Entropy Decay in the Swendsen-Wang Dynamics on Z(d)

We study the mixing time of the Swendsen-Wang dynamics for the ferromagnetic Ising and Potts models on the integer lattice Z(d). This dynamics is a widely used Markov chain that has largely resisted sharp analysis because it is non-local, i.e., it changes the entire configuration in one step. We prove that, whenever strong spatial mixing (SSM) holds, the mixing time on any n-vertex cube in Z(d) is O(log n), and we prove this is tight by establishing a matching lower bound. The previous best known bound was O(n). SSM is a standard condition corresponding to exponential decay of correlations with distance between spins on the lattice and is known to hold in d = 2 dimensions throughout the high-temperature (single phase) region. Our result follows from a modified log-Sobolev inequality, which expresses the fact that the dynamics contracts relative entropy at a constant rate at each step.
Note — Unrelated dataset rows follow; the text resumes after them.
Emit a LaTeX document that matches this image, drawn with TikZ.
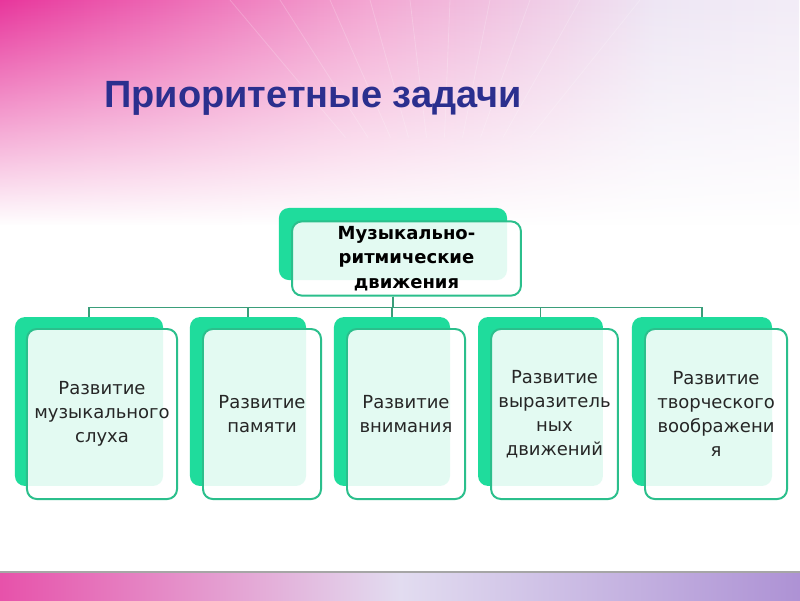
\documentclass[tikz,border=0pt]{standalone}
\usepackage{fontspec}
\setmainfont{DejaVu Sans}
\newfontfamily\titlefont{Liberation Sans}
\usepackage{xcolor}
\usepackage{tikz}
\usetikzlibrary{positioning,calc,fadings,shadings}
\definecolor{mint}{HTML}{1FDC9C}
\definecolor{mintline}{HTML}{2BBF8C}
\definecolor{linkgreen}{HTML}{3A9E7A}
\definecolor{titleblue}{HTML}{2B2F8E}
\definecolor{bodytext}{HTML}{262626}
\definecolor{pinkA}{HTML}{F07AB8}
\definecolor{pinkB}{HTML}{E8369C}
\definecolor{pinkC}{HTML}{F3A6D2}
\definecolor{lavA}{HTML}{EEE6F4}
\definecolor{purpA}{HTML}{A383CF}
\definecolor{lavB}{HTML}{E2DCF0}
\pgfdeclarehorizontalshading{banner}{100bp}{color(0bp)=(pinkA); color(25bp)=(pinkB); color(48bp)=(pinkC); color(66bp)=(lavA); color(100bp)=(white)}
\pgfdeclarehorizontalshading{footband}{100bp}{color(0bp)=(pinkC); color(20bp)=(pinkB); color(50bp)=(lavB); color(80bp)=(purpA); color(100bp)=(lavA)}
\tikzset{
    back/.style={
        rectangle, rounded corners=7pt, fill=mint, draw=none
    },
    card/.style={
        rectangle, rounded corners=7pt, draw=mintline, line width=1.4pt,
        fill=white, fill opacity=0.88, text opacity=1,
        align=center, text=bodytext, font=\fontsize{12.8}{17}\selectfont
    },
    headcard/.style={
        card, text=black, font=\fontsize{12.8}{17.5}\selectfont\bfseries
    },
    link/.style={draw=linkgreen, line width=1pt}
}

\begin{document}
\begin{tikzpicture}[x=0.025cm,y=-0.025cm]
\useasboundingbox (0,0) rectangle (800,600);

% ---- background ----
\fill[white] (0,0) rectangle (800,600);
\shade[shading=banner, path fading=south] (0,0) rectangle (800,225);
\foreach \tx in {230,280,330,370,410,450,490,530,580,640}
  \draw[white, opacity=0.2, line width=0.6pt] ($(440,250)!0.45!(\tx,0)$) -- (\tx,0);
\shade[shading=footband] (0,573) rectangle (800,600);
\draw[gray!70, line width=1.2pt] (0,572) -- (800,572);

% ---- title ----
\node[font=\titlefont\fontsize{27}{30}\selectfont\bfseries, text=titleblue] (title) at (313,98) {Приоритетные задачи};

% ---- Head (y=244) ----
\node[back, minimum width=5.7cm, minimum height=1.8cm] (hb) at (393,244) {};
\node[headcard, minimum width=5.72cm, minimum height=1.82cm] (hc) at (406.5,258.5) {Музыкально-\\ритмические\\движения};

% ---- Row of back boxes (y=401.5) ----
\node[back, minimum width=3.7cm,   minimum height=4.22cm] (b1) at (89,401.5)  {};
\node[back, minimum width=2.9cm,   minimum height=4.22cm] (b2) at (248,401.5) {};
\node[back, minimum width=2.9cm,   minimum height=4.22cm] (b3) at (392,401.5) {};
\node[back, minimum width=3.12cm,  minimum height=4.22cm] (b4) at (540.5,401.5) {};
\node[back, minimum width=3.5cm,   minimum height=4.22cm] (b5) at (702,401.5) {};

% ---- Row of cards (y=414) ----
\node[card, minimum width=3.75cm,  minimum height=4.25cm] (c1) at (102,414)   {Развитие\\музыкального\\слуха};
\node[card, minimum width=2.95cm,  minimum height=4.25cm] (c2) at (262,414)   {Развитие\\памяти};
\node[card, minimum width=2.95cm,  minimum height=4.25cm] (c3) at (406,414)   {Развитие\\внимания};
\node[card, minimum width=3.17cm,  minimum height=4.25cm] (c4) at (554.5,414) {Развитие\\выразитель\\ных\\движений};
\node[card, minimum width=3.55cm,  minimum height=4.25cm] (c5) at (716,414)   {Развитие\\творческого\\воображени\\я};

% Head -> every box (through the bus line)
\foreach \b in {b1,b2,b3,b4,b5}
  \draw[link] (hb.south |- hc.south) -- ++(0,11) -| (\b.north);

\end{tikzpicture}
\end{document}
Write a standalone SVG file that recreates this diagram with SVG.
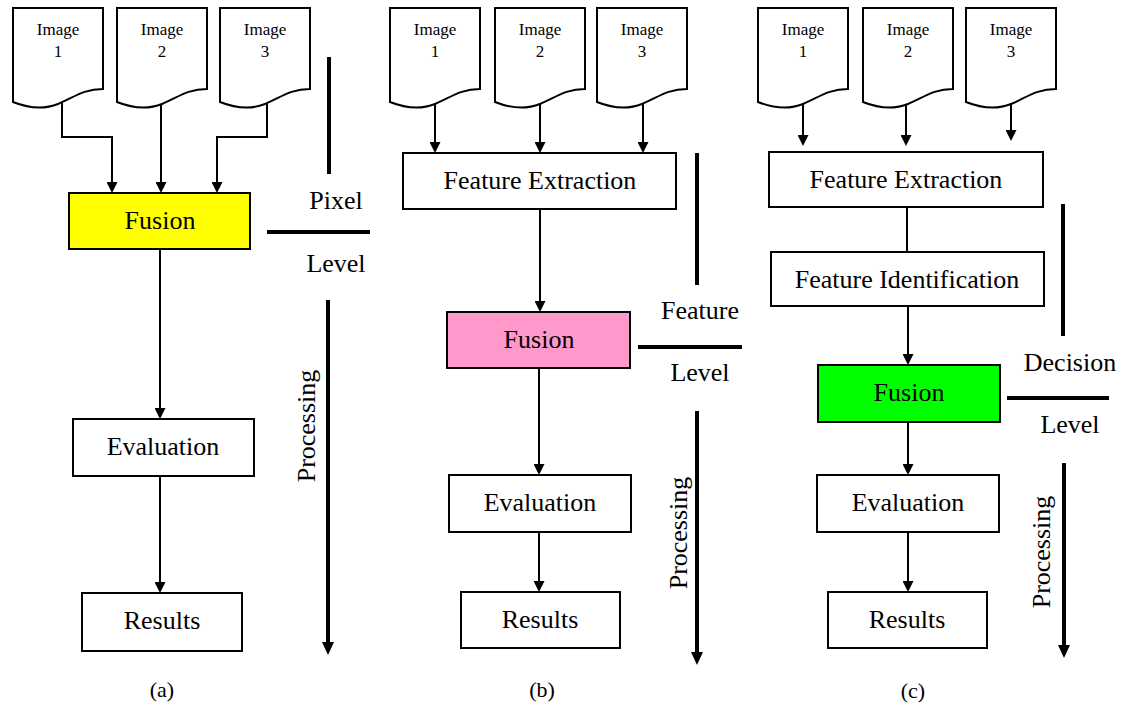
<svg xmlns="http://www.w3.org/2000/svg" width="1132" height="707" viewBox="0 0 1132 707" font-family="Liberation Serif, Tinos, DejaVu Serif, serif">
  <defs>
    <style>
      text { fill: #000; text-anchor: middle; }
      .lbl { font-size: 26px; }
      .img { font-size: 17px; }
      .cap { font-size: 22px; }
      .box { stroke: #000; stroke-width: 2; fill: #fff; }
      .doc { stroke: #000; stroke-width: 2; fill: #fff; stroke-linejoin: miter; }
      .wire { stroke: #000; stroke-width: 2; fill: none; }
      .arr { stroke: #000; stroke-width: 2; fill: none; marker-end: url(#ah); }
      .bar { stroke: #000; stroke-width: 4; fill: none; }
      .parr { stroke: #000; stroke-width: 4; fill: none; marker-end: url(#ahBig); }
    </style>
    <marker id="ah" markerUnits="userSpaceOnUse" markerWidth="11" markerHeight="11" viewBox="0 0 11 11" refX="8" refY="5.5" orient="auto">
      <path d="M0,0 L11,5.5 L0,11 Z" fill="#000"/>
    </marker>
    <marker id="ahBig" markerUnits="userSpaceOnUse" markerWidth="13" markerHeight="12" viewBox="0 0 13 12" refX="9" refY="6" orient="auto">
      <path d="M0,0 L13,6 L0,12 Z" fill="#000"/>
    </marker>
  </defs>

  <rect width="1132" height="707" fill="#fff"/>

  <!-- ===== Panel (a): pixel level ===== -->
  <g id="a-image1">
    <path class="doc" d="M13,8 H103 V89 C83,89 73,98 58,104 C43,110 28,108 13,102 Z"/>
    <text class="img" x="58" y="35">Image</text>
    <text class="img" x="58" y="57">1</text>
  </g>
  <g id="a-image2">
    <path class="doc" d="M117,8 H207 V89 C187,89 177,98 162,104 C147,110 132,108 117,102 Z"/>
    <text class="img" x="162" y="35">Image</text>
    <text class="img" x="162" y="57">2</text>
  </g>
  <g id="a-image3">
    <path class="doc" d="M220,8 H310 V89 C290,89 280,98 265,104 C250,110 235,108 220,102 Z"/>
    <text class="img" x="265" y="35">Image</text>
    <text class="img" x="265" y="57">3</text>
  </g>
  <g id="a-fusion">
    <rect class="box" x="69" y="193" width="181" height="56" style="fill:#ffff00"/>
    <text class="lbl" x="160" y="229">Fusion</text>
  </g>
  <g id="a-evaluation">
    <rect class="box" x="73" y="419" width="181" height="57"/>
    <text class="lbl" x="163" y="455">Evaluation</text>
  </g>
  <g id="a-results">
    <rect class="box" x="82" y="593" width="160" height="58"/>
    <text class="lbl" x="162" y="629">Results</text>
  </g>
  <g id="a-level">
    <line class="bar" x1="329" y1="57" x2="329" y2="174"/>
    <text class="lbl" x="336" y="209">Pixel</text>
    <line class="bar" x1="267" y1="232" x2="370" y2="232"/>
    <text class="lbl" x="336" y="272">Level</text>
    <line class="parr" x1="328" y1="300" x2="328" y2="651"/>
    <text class="lbl" transform="translate(315,426) rotate(-90)">Processing</text>
  </g>
  <text class="cap" x="162" y="697">(a)</text>

  <!-- ===== Panel (b): feature level ===== -->
  <g id="b-image1">
    <path class="doc" d="M390,8 H480 V89 C460,89 450,98 435,104 C420,110 405,108 390,102 Z"/>
    <text class="img" x="435" y="35">Image</text>
    <text class="img" x="435" y="57">1</text>
  </g>
  <g id="b-image2">
    <path class="doc" d="M495,8 H585 V89 C565,89 555,98 540,104 C525,110 510,108 495,102 Z"/>
    <text class="img" x="540" y="35">Image</text>
    <text class="img" x="540" y="57">2</text>
  </g>
  <g id="b-image3">
    <path class="doc" d="M597,8 H687 V89 C667,89 657,98 642,104 C627,110 612,108 597,102 Z"/>
    <text class="img" x="642" y="35">Image</text>
    <text class="img" x="642" y="57">3</text>
  </g>
  <g id="b-extraction">
    <rect class="box" x="403" y="153" width="273" height="56"/>
    <text class="lbl" x="540" y="189">Feature Extraction</text>
  </g>
  <g id="b-fusion">
    <rect class="box" x="447" y="312" width="183" height="56" style="fill:#ff99cc"/>
    <text class="lbl" x="539" y="348">Fusion</text>
  </g>
  <g id="b-evaluation">
    <rect class="box" x="449" y="475" width="182" height="57"/>
    <text class="lbl" x="540" y="511">Evaluation</text>
  </g>
  <g id="b-results">
    <rect class="box" x="461" y="592" width="159" height="56"/>
    <text class="lbl" x="540" y="628">Results</text>
  </g>
  <g id="b-level">
    <line class="bar" x1="697" y1="153" x2="697" y2="285"/>
    <text class="lbl" x="700" y="319">Feature</text>
    <line class="bar" x1="638" y1="347" x2="742" y2="347"/>
    <text class="lbl" x="700" y="381">Level</text>
    <line class="parr" x1="697" y1="411" x2="697" y2="661"/>
    <text class="lbl" transform="translate(687,533) rotate(-90)">Processing</text>
  </g>
  <text class="cap" x="542" y="697">(b)</text>

  <!-- ===== Panel (c): decision level ===== -->
  <g id="c-image1">
    <path class="doc" d="M758,8 H848 V89 C828,89 818,98 803,104 C788,110 773,108 758,102 Z"/>
    <text class="img" x="803" y="35">Image</text>
    <text class="img" x="803" y="57">1</text>
  </g>
  <g id="c-image2">
    <path class="doc" d="M863,8 H953 V89 C933,89 923,98 908,104 C893,110 878,108 863,102 Z"/>
    <text class="img" x="908" y="35">Image</text>
    <text class="img" x="908" y="57">2</text>
  </g>
  <g id="c-image3">
    <path class="doc" d="M966,8 H1056 V89 C1036,89 1026,98 1011,104 C996,110 981,108 966,102 Z"/>
    <text class="img" x="1011" y="35">Image</text>
    <text class="img" x="1011" y="57">3</text>
  </g>
  <g id="c-extraction">
    <rect class="box" x="769" y="152" width="274" height="55"/>
    <text class="lbl" x="906" y="188">Feature Extraction</text>
  </g>
  <g id="c-identification">
    <rect class="box" x="771" y="252" width="273" height="54"/>
    <text class="lbl" x="907" y="288">Feature Identification</text>
  </g>
  <g id="c-fusion">
    <rect class="box" x="818" y="365" width="182" height="57" style="fill:#00ff00"/>
    <text class="lbl" x="909" y="401">Fusion</text>
  </g>
  <g id="c-evaluation">
    <rect class="box" x="817" y="475" width="182" height="57"/>
    <text class="lbl" x="908" y="511">Evaluation</text>
  </g>
  <g id="c-results">
    <rect class="box" x="828" y="592" width="159" height="56"/>
    <text class="lbl" x="907" y="628">Results</text>
  </g>
  <g id="c-level">
    <line class="bar" x1="1063" y1="204" x2="1063" y2="336"/>
    <text class="lbl" x="1070" y="371">Decision</text>
    <line class="bar" x1="1007" y1="398" x2="1109" y2="398"/>
    <text class="lbl" x="1070" y="433">Level</text>
    <line class="parr" x1="1064" y1="463" x2="1064" y2="654"/>
    <text class="lbl" transform="translate(1050,552) rotate(-90)">Processing</text>
  </g>
  <text class="cap" x="913" y="698">(c)</text>

  <!-- ===== Connectors ===== -->
  <g id="connectors">
    <!-- (a) -->
    <polyline class="arr" points="62,103 62,137 112,137 112,190"/>
    <line class="arr" x1="161" y1="105" x2="161" y2="190"/>
    <polyline class="arr" points="267,103 267,137 217,137 217,190"/>
    <line class="arr" x1="160" y1="249" x2="160" y2="416"/>
    <line class="arr" x1="160" y1="476" x2="160" y2="590"/>
    <!-- (b) -->
    <line class="arr" x1="435" y1="104" x2="435" y2="150"/>
    <line class="arr" x1="540" y1="104" x2="540" y2="150"/>
    <line class="arr" x1="643" y1="103" x2="643" y2="150"/>
    <line class="arr" x1="540" y1="209" x2="540" y2="309"/>
    <line class="arr" x1="539" y1="368" x2="539" y2="472"/>
    <line class="arr" x1="539" y1="532" x2="539" y2="589"/>
    <!-- (c) -->
    <line class="arr" x1="803" y1="104" x2="803" y2="143"/>
    <line class="arr" x1="906" y1="104" x2="906" y2="143"/>
    <line class="arr" x1="1011" y1="103" x2="1011" y2="138"/>
    <line class="wire" x1="907" y1="207" x2="907" y2="252"/>
    <line class="arr" x1="908" y1="306" x2="908" y2="362"/>
    <line class="arr" x1="908" y1="422" x2="908" y2="472"/>
    <line class="arr" x1="908" y1="532" x2="908" y2="589"/>
  </g>
</svg>
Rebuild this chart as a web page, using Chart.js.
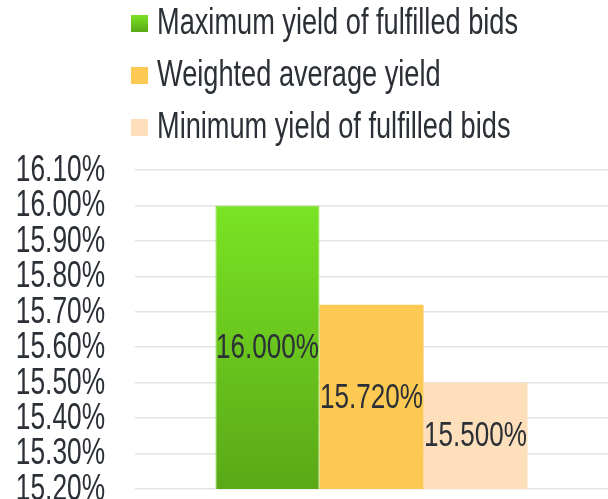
<!DOCTYPE html>
<html>
<head>
<meta charset="utf-8">
<script src="https://cdn.jsdelivr.net/npm/chart.js@4.4.1/dist/chart.umd.min.js"></script>
<style>
    html, body { margin: 0; padding: 0; background: #fff; overflow: hidden; }
    #wrap { width: 608px; height: 520px; position: relative; }
</style>
</head>
<body>
<div id="wrap"><canvas id="yieldChart"></canvas></div>
<script>
const categories = ['Auction'];
const seriesLabels = ['Maximum yield of fulfilled bids', 'Weighted average yield', 'Minimum yield of fulfilled bids'];
const seriesValues = [16.000, 15.720, 15.500];
const yMin = 15.2;
const yMax = 16.1;
const yStep = 0.1;

const FONT = "'Liberation Sans', Arial, sans-serif";
const TEXT = '#2b2f36';

// the source uses a narrow face, so text is squeezed sideways
function narrowText(c, text, x, y, size, squeeze, align) {
    c.save();
    c.font = size + 'px ' + FONT;
    c.textBaseline = 'middle';
    c.textAlign = align;
    c.translate(x, y);
    c.scale(squeeze, 1);
    c.fillText(text, 0, 0);
    c.restore();
}

document.addEventListener('DOMContentLoaded', () => {
    const ctx = document.getElementById('yieldChart').getContext('2d');

    const greenFill = (context) => {
        const area = context.chart.chartArea;
        if (!area) return '#6cc820';
        const g = context.chart.ctx.createLinearGradient(0, area.top + 35, 0, area.bottom);
        g.addColorStop(0, '#7ae324');
        g.addColorStop(1, '#5aa817');
        return g;
    };

    const fills = [greenFill, '#fcc953', '#fddfbc'];
    const borders = ['#86e03a', '#fcc953', '#fddfbc'];

    const textPlugin = {
        id: 'textLayer',
        afterDraw(chart) {
            const c = chart.ctx;
            const area = chart.chartArea;

            // y tick labels from the scale
            const ys = chart.scales.y;
            ys.ticks.forEach((t, i) => {
                c.fillStyle = TEXT;
                narrowText(c, t.value.toFixed(2) + '%', 105, ys.getPixelForTick(i) + 1, 36, 0.73, 'right');
            });

            // value labels in the middle of the visible part of each bar
            chart.data.datasets.forEach((ds, i) => {
                chart.getDatasetMeta(i).data.forEach((bar, j) => {
                    const bottom = Math.min(bar.base, area.bottom);
                    c.fillStyle = TEXT;
                    narrowText(c, ds.data[j].toFixed(3) + '%', bar.x, (bar.y + bottom) / 2 + 1, 35, 0.745, 'center');
                });
            });

            // legend, one row per series, left aligned
            const rows = [23, 75, 127];
            seriesLabels.forEach((label, i) => {
                const y = rows[i];
                if (i === 0) {
                    const g = c.createLinearGradient(0, y - 8, 0, y + 9);
                    g.addColorStop(0, '#7ae324');
                    g.addColorStop(1, '#5aa817');
                    c.fillStyle = g;
                } else {
                    c.fillStyle = fills[i];
                }
                c.fillRect(131, y - 8, 17, 17);
                c.fillStyle = TEXT;
                narrowText(c, label, 157, y + 1, 36, 0.755, 'left');
            });
        }
    };

    new Chart(ctx, {
        type: 'bar',
        data: {
            labels: categories,
            datasets: seriesLabels.map((label, i) => ({
                label,
                data: [seriesValues[i]],
                backgroundColor: fills[i],
                borderColor: borders[i],
                borderWidth: i === 0 ? 1 : 0,
                categoryPercentage: 0.66,
                barPercentage: 1.0
            }))
        },
        options: {
            responsive: true,
            maintainAspectRatio: false,
            animation: false,
            layout: { padding: { top: 170, left: 16, right: 0, bottom: 31 } },
            plugins: {
                legend: { display: false },
                tooltip: { enabled: false }
            },
            scales: {
                x: { display: false },
                y: {
                    min: yMin,
                    max: yMax,
                    border: { display: false },
                    grid: { color: '#e4e4e4', lineWidth: 1.5, drawTicks: false },
                    ticks: { display: false, stepSize: yStep, autoSkip: false },
                    afterFit: scale => { scale.width = 119; }
                }
            }
        },
        plugins: [textPlugin]
    });
});
</script>
</body>
</html>
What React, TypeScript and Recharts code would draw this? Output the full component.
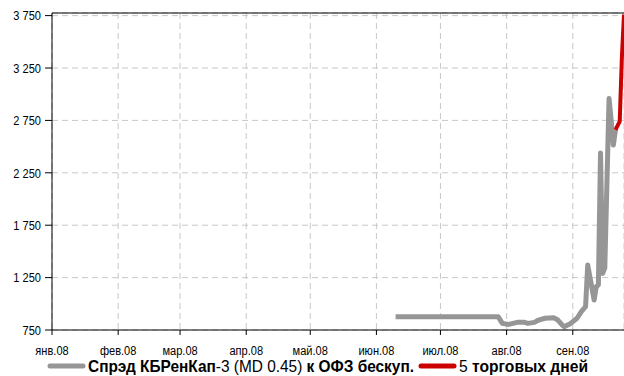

The proof of this fact utilizes a new factorization of the entropy in the joint probability space over spins and edges that underlies the Swendsen-Wang dynamics, which extends to general bipartite graphs of bounded degree. This factorization leads to several additional results, including mixing time bounds for a number of natural local and non-local Markov chains on the joint space, as well as for the standard random-cluster dynamics.